Follow-Up: Proposed Deal Ends US-Mexico Tomato War

February 5, 2013

Tomato growers are tentatively backing a proposed deal between the US and Mexico which strengthens anti-dumping enforcement and resets the minimum wholesale prices of tomatoes imported into the US

Washington, D.C. - The US and Mexico have reached a preliminary agreement which benefits Florida farmers by stopping Mexican producers from selling fresh tomatoes for less than the production cost.

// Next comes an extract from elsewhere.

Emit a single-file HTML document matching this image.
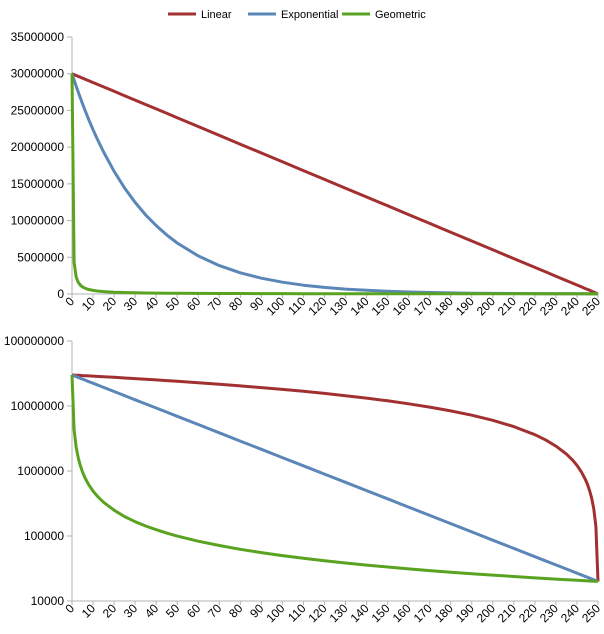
<!DOCTYPE html>
<html><head><meta charset="utf-8"><style>
body{margin:0;background:#fff;font-family:"Liberation Sans",sans-serif}
</style></head><body>
<svg id="c" width="604" height="634" style="display:block"></svg>
<script>
const steps=[0,1,2,3,4,5,6,7,8,10,12,15,20,25,30,35,40,45,50,60,70,80,90,100,110,120,130,140,150,160,170,180,190,200,210,220,225,230,235,238,240,242,244,245,246,247,248,249,250];
const linear=[30000000,29880000,29760000,29640000,29520320,29400000,29280480,29161000,29040640,28801000,28560960,28201000,27602000,27002000,26402000,25802800,25203000,24603600,24004000,22805000,21606000,20406000,19207000,18008000,16808800,15610000,14410400,13211000,12012000,10813000,9613600,8414000,7215200,6016000,4816800,3618000,3018000,2418400,1818800,1459040,1219000,979360,739520,620000,499680,379760,260000,140000,20000];
const exponential=[30000000,29135000,28295000,27479000,26687000,25917000,25171000,24445000,23741000,22391000,21119000,19344000,16712000,14438000,12473000,10776000,9309000,8043000,6948000,5186000,3870000,2889000,2156000,1609000,1201600,896000,669400,499000,372900,278000,207700,155000,115700,86300,64450,48100,41570,35920,31030,28430,26800,25290,23860,23200,22500,21850,21200,20600,20000];
const geometric=[30000000,4286000,2308000,1579000,1201000,968000,811300,698000,612600,492000,411200,330000,249000,198800,166000,142300,125000,110800,99700,83100,71300,62400,55500,49900,45410,41600,38440,35700,33320,31200,29400,27700,26310,25000,23810,22700,22220,21740,21280,21010,20830,20660,20490,20410,20330,20240,20160,20080,20000];
const xTicks=[0,10,20,30,40,50,60,70,80,90,100,110,120,130,140,150,160,170,180,190,200,210,220,230,240,250];
const linTicks=[0,5000000,10000000,15000000,20000000,25000000,30000000,35000000];
const logTicks=[10000,100000,1000000,10000000,100000000];
const names=["Linear","Exponential","Geometric"];
const colors=["#a33031","#5b86b8","#5aa320"];
const series=[linear,exponential,geometric];
const svg=document.getElementById('c');const NS='http://www.w3.org/2000/svg';
function el(t,a,p){const e=document.createElementNS(NS,t);for(const k in a)e.setAttribute(k,a[k]);(p||svg).appendChild(e);return e;}
const X0=72,X1=598;
const sx=v=>X0+(X1-X0)*v/250;
const syTop=v=>294-(294-37)*v/35000000;
const syLog=v=>601-(601-341)*(Math.log10(v)-4)/4;
function axes(sy,ticks,yAx,label){
  const g=el('g',{});
  
  
  el('line',{x1:X0,y1:sy(ticks[0]),x2:X0,y2:sy(ticks[ticks.length-1]),stroke:'#b3b3b3'},g);
  el('line',{x1:X0-5,y1:yAx,x2:X1,y2:yAx,stroke:'#b3b3b3'},g);
  ticks.forEach(t=>{const y=sy(t);
    el('line',{x1:X0-5,y1:y,x2:X0,y2:y,stroke:'#b3b3b3'},g);
    const tx=el('text',{x:X0-8,y:y+4,'text-anchor':'end','font-size':12,fill:'#000'},g);tx.textContent=t;
    
    
  });
  xTicks.forEach(t=>{const x=sx(t);
    el('line',{x1:x,y1:yAx,x2:x,y2:yAx+4,stroke:'#b3b3b3'},g);
    const tx=el('text',{x:x+3,y:yAx+8,'text-anchor':'end','font-size':12,fill:'#000',transform:`rotate(-45 ${x+3} ${yAx+8})`},g);tx.textContent=t;
    
    
  });
}
axes(syTop,linTicks,294,'top');
axes(syLog,logTicks,601,'bottom');
function lines(sy,label){
  series.forEach((s,i)=>{
    const d=steps.map((st,j)=>(j?'L':'M')+sx(st).toFixed(1)+','+sy(s[j]).toFixed(1)).join('');
    const p=el('path',{d:d,fill:'none',stroke:colors[i],'stroke-width':3,'stroke-linejoin':'round'});
    
    
  });
}
lines(syTop,'top');
lines(syLog,'bottom');
const lx=[168,248,342];
names.forEach((n,i)=>{
  const g=el('g',{});
  
  
  el('line',{x1:lx[i],y1:14,x2:lx[i]+28,y2:14,stroke:colors[i],'stroke-width':3},g);
  const t=el('text',{x:lx[i]+33,y:18,'font-size':11,fill:'#000'},g);t.textContent=n;
});
</script>
</body></html>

The proposed agreement on fresh tomatoes imported from Mexico would strengthen anti-dumping enforcement and reset minimum wholesale prices, the US Commerce Department said. The agreement with Mexico's tomato industry would suspend an investigation initiated after Florida tomato growers complained that Mexican producers were selling fresh tomatoes for less than the production cost.

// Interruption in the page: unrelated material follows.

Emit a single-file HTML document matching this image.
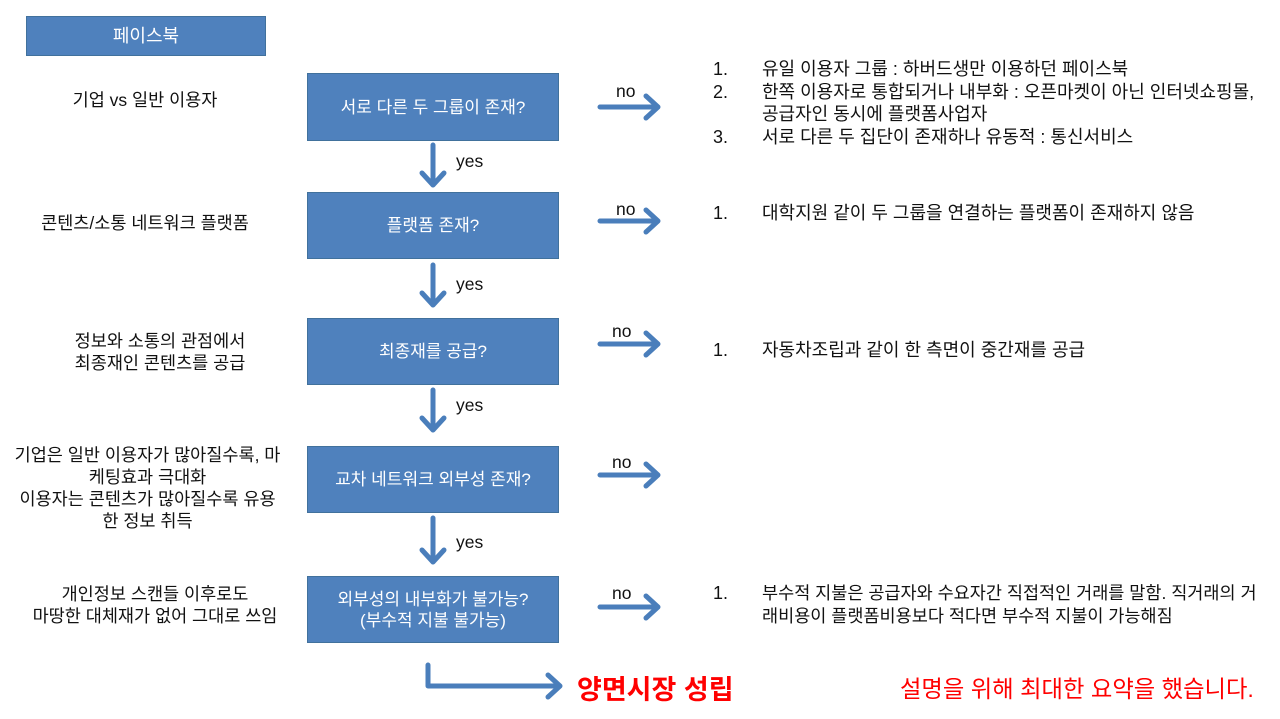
<!DOCTYPE html>
<html><head><meta charset="utf-8"><style>
body{margin:0;width:1280px;height:719px;background:#fff;position:relative;overflow:hidden;font-family:"Liberation Sans","Noto Sans CJK KR",sans-serif;color:#111;font-size:17.5px}
.a{position:absolute;white-space:nowrap}
.box{position:absolute;left:307px;width:252px;background:#4f81bd;border:1px solid #41719c;box-sizing:border-box;color:#fff;display:flex;align-items:center;justify-content:center;text-align:center;line-height:21px;font-size:17px}
.c{text-align:center;line-height:22px}
.n{position:absolute;white-space:nowrap;line-height:22.5px;font-size:18px}
</style></head><body>
<div class="box" style="left:26px;width:240px;top:16px;height:40px;font-size:18px">페이스북</div>
<div class="box" style="top:73px;height:68px">서로 다른 두 그룹이 존재?</div>
<div class="box" style="top:192px;height:67px">플랫폼 존재?</div>
<div class="box" style="top:318px;height:67px">최종재를 공급?</div>
<div class="box" style="top:446px;height:67px">교차 네트워크 외부성 존재?</div>
<div class="box" style="top:576px;height:67px">외부성의 내부화가 불가능?<br>(부수적 지불 불가능)</div>

<div class="a c" style="left:50px;width:190px;top:89px">기업 vs 일반 이용자</div>
<div class="a c" style="left:20px;width:250px;top:212px">콘텐츠/소통 네트워크 플랫폼</div>
<div class="a c" style="left:30px;width:260px;top:330px">정보와 소통의 관점에서<br>최종재인 콘텐츠를 공급</div>
<div class="a c" style="left:0px;width:295px;top:444px">기업은 일반 이용자가 많아질수록, 마<br>케팅효과 극대화<br>이용자는 콘텐츠가 많아질수록 유용<br>한 정보 취득</div>
<div class="a c" style="left:15px;width:280px;top:583px">개인정보 스캔들 이후로도<br>마땅한 대체재가 없어 그대로 쓰임</div>

<svg class="a" style="left:0;top:0" width="1280" height="719">
<g stroke="#4a7ebb" stroke-width="5" fill="none" stroke-linecap="round" stroke-linejoin="round">
<path d="M433 145V185M422 173L433 185L444 173"/>
<path d="M433 265V305M422 293L433 305L444 293"/>
<path d="M433 390V430M422 418L433 430L444 418"/>
<path d="M433 518V562M422 550L433 562L444 550"/>
<path d="M600 107H658M646 96L658 107L646 118"/>
<path d="M600 221H658M646 210L658 221L646 232"/>
<path d="M600 344H658M646 333L658 344L646 355"/>
<path d="M600 475H658M646 464L658 475L646 486"/>
<path d="M600 607H658M646 596L658 607L646 618"/>
<path d="M428 665V686H560M548 675L560 686L548 697"/>
</g></svg>
<div class="a" style="left:456px;top:151px">yes</div>
<div class="a" style="left:456px;top:274px">yes</div>
<div class="a" style="left:456px;top:395px">yes</div>
<div class="a" style="left:456px;top:532px">yes</div>
<div class="a" style="left:616px;top:81px">no</div>
<div class="a" style="left:616px;top:199px">no</div>
<div class="a" style="left:612px;top:321px">no</div>
<div class="a" style="left:612px;top:452px">no</div>
<div class="a" style="left:612px;top:583px">no</div>

<div class="n" style="left:713px;top:58px">1.<br>2.<br><br>3.</div>
<div class="n" style="left:762px;top:58px">유일 이용자 그룹 : 하버드생만 이용하던 페이스북<br>한쪽 이용자로 통합되거나 내부화 : 오픈마켓이 아닌 인터넷쇼핑몰,<br>공급자인 동시에 플랫폼사업자<br>서로 다른 두 집단이 존재하나 유동적 : 통신서비스</div>
<div class="n" style="left:713px;top:202px">1.</div>
<div class="n" style="left:762px;top:202px">대학지원 같이 두 그룹을 연결하는 플랫폼이 존재하지 않음</div>
<div class="n" style="left:713px;top:339px">1.</div>
<div class="n" style="left:762px;top:339px">자동차조립과 같이 한 측면이 중간재를 공급</div>
<div class="n" style="left:713px;top:582px">1.</div>
<div class="n" style="left:762px;top:582px;font-size:17.5px">부수적 지불은 공급자와 수요자간 직접적인 거래를 말함. 직거래의 거<br>래비용이 플랫폼비용보다 적다면 부수적 지불이 가능해짐</div>

<div class="a" style="left:577px;top:668px;font-size:27px;font-weight:bold;color:#f00">양면시장 성립</div>
<div class="a" style="left:900px;top:670px;font-size:23.3px;color:#f00">설명을 위해 최대한 요약을 했습니다.</div>
</body></html>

The proposal would replace a pact that's been in place for 16 years. The Commerce Department on Saturday released a draft of the agreement for public comment. Agriculture Secretary Tom Vilsack says it would allow the US tomato industry "to compete on a level playing field."

US tomato growers are tentatively backing the proposal. Edward Beckman, president of Certified Greenhouse Farmers, said the new agreement must address pricing, coverage, and enforcement of trade laws.

"We believe that the Department of Commerce and Mexico have struck a deal that meets those three tests, and we're hopeful and optimistic that we'll be able to compete under fair trade conditions," Beckman said in a statement released Sunday. "Much work remains to have the agreement fully and faithfully implemented, and continuous monitoring and enforcement will be critical."

Florida produces much of the nation's winter tomato supply, and Florida growers were asking the Commerce Department to end the fresh tomato importation trade agreement. The Florida growers claimed their Mexican counterparts have been "dumping" — selling for less than the cost of production — their product in the US, driving down prices and costing jobs. The growers' complaint had the support of farmworker representatives.

The impact of the agreement on consumers was unknown, but an Arizona-based trade association, which sponsored a pricing study, warned that if Mexican tomatoes withdrew from the US market, the prices for some hothouse tomatoes would double from $2.50 a pound to nearly $5.

Mexico's economic secretary commended his country's tomato growers on the proposed settlement on Sunday. "Congratulations to Mexican tomato producers for the agreement reached and the suspension of the US government antidumping investigation," was the statement on the Twitter account of Mexican Economy Secretary Ildefonso Guajardo.

US-produced fresh and processed tomatoes account for more than $2 billion in cash receipts. Mexico's tomato trade with the US was worth more than $1.8 billion in 2011.